The military has sure learned its lesson from Abu Ghraib!

After being detained and jailed for three days in Fallujah, “19 employees of North Carolina-based Zapata Engineering, including 16 Americans,” were released and have resigned. The team of security guards was accused of firing at civilians and troops.

Several of the detained Zapata employees said that they were stripped and threatened by a snarling military dog while Marines jeered and took photos.

“I never in my career have treated anybody so inhumane,” one of the contractors, Rick Blanchard, a former Florida state trooper, wrote in an e-mail message. “They treated us like insurgents, roughed us up, took photos, hazed us, called us names.”


[T]he men were not allowed to call their families or others during their detention.


The Marines “‘slammed around’ several contractors, stripped them to their underwear and placed a loaded weapon near their heads,” reports the LAT.

“‘How does it feel to be a big, rich contractor now?’ the Marines shouted at the men.”


When the shoe’s on the other foot: We know that contractors get off for detainee abuse and murder, but it turns out they don’t have any rights either when they’re the ones being roughed up:
The LAT covers the legal limbo that contractors find themselves in:

The incident has reignited debate about the accountability of security contractors in Iraq, where they operate in a legal gray zone.
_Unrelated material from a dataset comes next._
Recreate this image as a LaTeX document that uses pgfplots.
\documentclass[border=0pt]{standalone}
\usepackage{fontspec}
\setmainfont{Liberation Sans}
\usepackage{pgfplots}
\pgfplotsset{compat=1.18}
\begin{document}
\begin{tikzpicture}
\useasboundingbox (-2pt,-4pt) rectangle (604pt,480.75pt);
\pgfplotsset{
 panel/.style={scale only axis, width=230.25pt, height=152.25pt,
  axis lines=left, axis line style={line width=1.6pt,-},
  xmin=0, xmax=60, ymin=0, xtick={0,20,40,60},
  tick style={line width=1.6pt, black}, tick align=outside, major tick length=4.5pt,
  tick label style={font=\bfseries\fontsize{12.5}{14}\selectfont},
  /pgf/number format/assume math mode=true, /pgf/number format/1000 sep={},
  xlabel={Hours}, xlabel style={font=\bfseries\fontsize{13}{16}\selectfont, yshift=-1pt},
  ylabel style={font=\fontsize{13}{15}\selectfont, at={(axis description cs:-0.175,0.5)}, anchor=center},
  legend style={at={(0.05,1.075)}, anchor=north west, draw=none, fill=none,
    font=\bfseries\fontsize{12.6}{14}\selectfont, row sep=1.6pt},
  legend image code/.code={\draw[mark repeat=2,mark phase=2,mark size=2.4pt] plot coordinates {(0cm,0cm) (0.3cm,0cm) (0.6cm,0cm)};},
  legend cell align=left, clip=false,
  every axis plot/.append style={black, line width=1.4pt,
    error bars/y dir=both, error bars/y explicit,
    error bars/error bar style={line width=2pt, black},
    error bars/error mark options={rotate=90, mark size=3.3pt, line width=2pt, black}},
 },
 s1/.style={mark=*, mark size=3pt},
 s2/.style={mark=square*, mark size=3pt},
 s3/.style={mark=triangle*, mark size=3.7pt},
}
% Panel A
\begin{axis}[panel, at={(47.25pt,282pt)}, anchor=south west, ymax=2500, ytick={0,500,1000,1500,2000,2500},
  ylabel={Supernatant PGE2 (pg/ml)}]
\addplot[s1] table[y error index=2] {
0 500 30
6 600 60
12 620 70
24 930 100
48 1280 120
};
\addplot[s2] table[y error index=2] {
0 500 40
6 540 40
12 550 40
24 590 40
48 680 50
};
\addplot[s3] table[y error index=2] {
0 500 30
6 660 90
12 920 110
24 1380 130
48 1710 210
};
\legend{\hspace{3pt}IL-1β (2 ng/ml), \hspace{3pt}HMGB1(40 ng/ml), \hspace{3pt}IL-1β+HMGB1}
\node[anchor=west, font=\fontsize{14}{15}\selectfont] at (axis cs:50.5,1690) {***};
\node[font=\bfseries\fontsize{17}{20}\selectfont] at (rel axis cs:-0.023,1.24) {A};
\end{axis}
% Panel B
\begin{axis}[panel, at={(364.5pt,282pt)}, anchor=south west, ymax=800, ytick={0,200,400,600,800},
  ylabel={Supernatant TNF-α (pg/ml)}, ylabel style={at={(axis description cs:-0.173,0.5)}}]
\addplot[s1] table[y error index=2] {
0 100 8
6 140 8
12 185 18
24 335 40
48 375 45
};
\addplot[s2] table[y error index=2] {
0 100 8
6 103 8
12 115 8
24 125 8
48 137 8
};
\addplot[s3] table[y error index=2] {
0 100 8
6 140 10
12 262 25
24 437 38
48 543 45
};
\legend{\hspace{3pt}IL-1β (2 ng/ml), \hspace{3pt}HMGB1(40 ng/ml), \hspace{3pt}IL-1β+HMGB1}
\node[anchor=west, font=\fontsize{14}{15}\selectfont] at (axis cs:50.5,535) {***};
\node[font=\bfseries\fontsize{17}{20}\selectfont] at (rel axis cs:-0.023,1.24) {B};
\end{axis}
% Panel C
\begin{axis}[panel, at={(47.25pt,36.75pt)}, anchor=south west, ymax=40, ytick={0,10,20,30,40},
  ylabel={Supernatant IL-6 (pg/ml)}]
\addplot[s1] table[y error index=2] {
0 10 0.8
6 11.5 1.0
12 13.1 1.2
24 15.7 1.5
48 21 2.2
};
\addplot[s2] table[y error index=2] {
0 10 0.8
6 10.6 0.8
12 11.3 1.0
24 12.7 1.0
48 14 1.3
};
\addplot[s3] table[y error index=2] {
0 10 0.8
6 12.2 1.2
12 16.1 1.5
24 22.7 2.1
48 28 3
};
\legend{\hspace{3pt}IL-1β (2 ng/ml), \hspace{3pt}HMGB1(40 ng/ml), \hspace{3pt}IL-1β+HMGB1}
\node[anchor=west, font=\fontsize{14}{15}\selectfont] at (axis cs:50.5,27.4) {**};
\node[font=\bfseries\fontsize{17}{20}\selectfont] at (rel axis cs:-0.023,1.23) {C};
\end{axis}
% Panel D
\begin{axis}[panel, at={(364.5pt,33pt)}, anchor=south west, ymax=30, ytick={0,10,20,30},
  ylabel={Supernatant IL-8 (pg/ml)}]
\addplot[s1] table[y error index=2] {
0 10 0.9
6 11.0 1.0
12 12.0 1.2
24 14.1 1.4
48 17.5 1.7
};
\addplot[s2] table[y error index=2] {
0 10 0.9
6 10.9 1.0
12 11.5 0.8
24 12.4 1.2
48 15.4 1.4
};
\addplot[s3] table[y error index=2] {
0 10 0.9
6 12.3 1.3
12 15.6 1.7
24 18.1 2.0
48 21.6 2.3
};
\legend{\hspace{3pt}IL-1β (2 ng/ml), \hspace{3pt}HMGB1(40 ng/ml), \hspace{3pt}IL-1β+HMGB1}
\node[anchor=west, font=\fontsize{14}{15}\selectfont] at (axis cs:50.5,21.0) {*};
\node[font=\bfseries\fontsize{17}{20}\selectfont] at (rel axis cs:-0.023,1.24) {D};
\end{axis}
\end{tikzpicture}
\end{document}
Contracting experts said it was unclear what authority the U.S. military would have to detain American civilians in Iraq.


“Two years into the [Iraq war], and there’s still a hole when it comes to a legal structure,” said Peter W. Singer, a Brookings Institution scholar who has written extensively on private military contractors.
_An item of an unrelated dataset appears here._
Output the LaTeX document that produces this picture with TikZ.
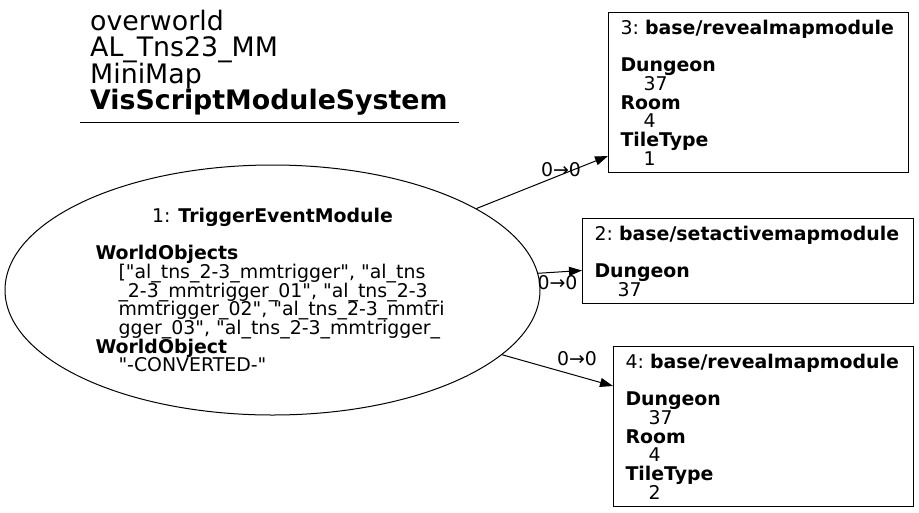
\documentclass[tikz,border=0pt]{standalone}
\usepackage{fontspec}
\setmainfont{DejaVu Sans}
\usetikzlibrary{shapes.geometric,arrows.meta,calc}
\lineskiplimit=-30pt
\lineskip=0pt
\newcommand\qq{\textquotedbl}
\begin{document}
\begin{tikzpicture}[x=1pt,y=-1pt,
  every node/.style={font=\fontsize{18.9}{18.7}\selectfont},
  hdrtext/.style={anchor=north west, align=left, inner sep=0pt, font=\fontsize{26.8}{26.3}\selectfont},
  modbox/.style={draw, line width=1pt, rectangle, anchor=north west, align=left, inner xsep=12pt, inner ysep=0pt},
  modell/.style={draw, line width=1pt, ellipse, align=left, inner sep=0pt},
  flow/.style={line width=1pt, -{Triangle[length=13pt,width=9pt]}},
  elab/.style={inner sep=0pt}]
\useasboundingbox (0,0) rectangle (919,512);

\node[hdrtext] (hdr) at (90,10) {overworld\\AL\_Tns23\_MM\\MiniMap\\\textbf{VisScriptModuleSystem}};
\coordinate (ulA) at (80,122);
\coordinate (ulB) at (459,122);
\draw[line width=1pt] (ulA) -- (ulB);

\node[modell, minimum width=535pt, minimum height=250pt] (m1) at (272.5,290)
  {\makebox[354pt]{1: \textbf{TriggerEventModule}}\\
   \mbox{}\\
   \textbf{WorldObjects}\\
   \hspace*{23pt}[\qq al\_tns\_2-3\_mmtrigger\qq, \qq al\_tns\\
   \hspace*{23pt}\_2-3\_mmtrigger\_01\qq, \qq al\_tns\_2-3\_\\
   \hspace*{23pt}mmtrigger\_02\qq, \qq al\_tns\_2-3\_mmtri\\
   \hspace*{23pt}gger\_03\qq, \qq al\_tns\_2-3\_mmtrigger\_\\
   \textbf{WorldObject}\\
   \hspace*{23pt}\qq-CONVERTED-\qq};

\node[modbox, text width=276pt, minimum height=160pt] (m3) at (608,12)
  {3:~\textbf{base/revealmapmodule}\\ \mbox{}\\ \textbf{Dungeon}\\ \hspace*{23pt}37\\ \textbf{Room}\\ \hspace*{23pt}4\\ \textbf{TileType}\\ \hspace*{23pt}1};

\node[modbox, text width=307pt, minimum height=85pt] (m2) at (582,218)
  {2:~\textbf{base/setactivemapmodule}\\ \mbox{}\\ \textbf{Dungeon}\\ \hspace*{23pt}37};

\node[modbox, text width=276pt, minimum height=160pt] (m4) at (613,346)
  {4:~\textbf{base/revealmapmodule}\\ \mbox{}\\ \textbf{Dungeon}\\ \hspace*{23pt}37\\ \textbf{Room}\\ \hspace*{23pt}4\\ \textbf{TileType}\\ \hspace*{23pt}2};

\draw[flow] (m1) -- ($(m3.south west)+(0,-17)$);
\draw[flow] (m1) -- ($(m2.west)+(0,9.5)$);
\draw[flow] (m1) -- ($(m4.north west)+(0,40)$);

\node[elab] (l3) at (561,170) {0→0};
\node[elab] (l2) at (557.5,283) {0→0};
\node[elab] (l4) at (577,359) {0→0};
\end{tikzpicture}
\end{document}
“Where in the chain of command do [contractors] fit? Where is the accountability? If something bad happens, who investigates it, who prosecutes, and who punishes?” he asked.


An attorney for the men said he has contacted the FBI and a U.S. Congressman’s office about the treatment of the contractors.

What exactly happened that led to the contractors’ arrest and detention? The stories vary:

“Our personnel did not fire on the Marines,” said Mary Richards, Zapata’s senior vice president for operations. “Based on everything that we know and everything that we have collected, they followed the rules that are required when working as a contractor in Iraq.”


Lapan, the Marine Corps spokesman, gave a different account of the circumstances leading up to the detention.


On May 18, he said, a Marine patrol in Fallouja reported receiving fire from a convoy of late-model trucks and sport utility vehicles. The Marines also saw gunmen in the convoy fire at civilians in the streets of Fallouja, where reconstruction was taking place.


Three hours later, a second set of Marines at an observation post reported receiving fire from vehicles matching the description of the convoy involved in the earlier incident, Lapan said.


The Marines stopped the convoy using spiked strips in the road and took 16 Americans and three Iraqi translators into custody. Of the Americans, 14 were armed security personnel, according to the Corps of Engineers. …


Update [2005-6-8 7:36:57 by susanhu]:

This morning, Amy Goodman is interviewing a French journalist who was mistreated by U.S. troops. The audio and video are up; the transcript will be up later. The interview blurb:

French TV journalist Grégoire Deniau describes his ordeal in U.S. custody in Iraq. He was detained for a day during the siege of Fallujah in April 2004. He says despite showing his passport and French press ID, U.S. soldiers forced him to kneel for hours, gaffer-taped a hood over his face and hurled insults at him, calling him a dog and accused him, as a Frenchmen, of being pro-Arab. Deniau says he was released late at night, in the middle of the desert and was warned by the soldiers that US forces shoot everything that moves.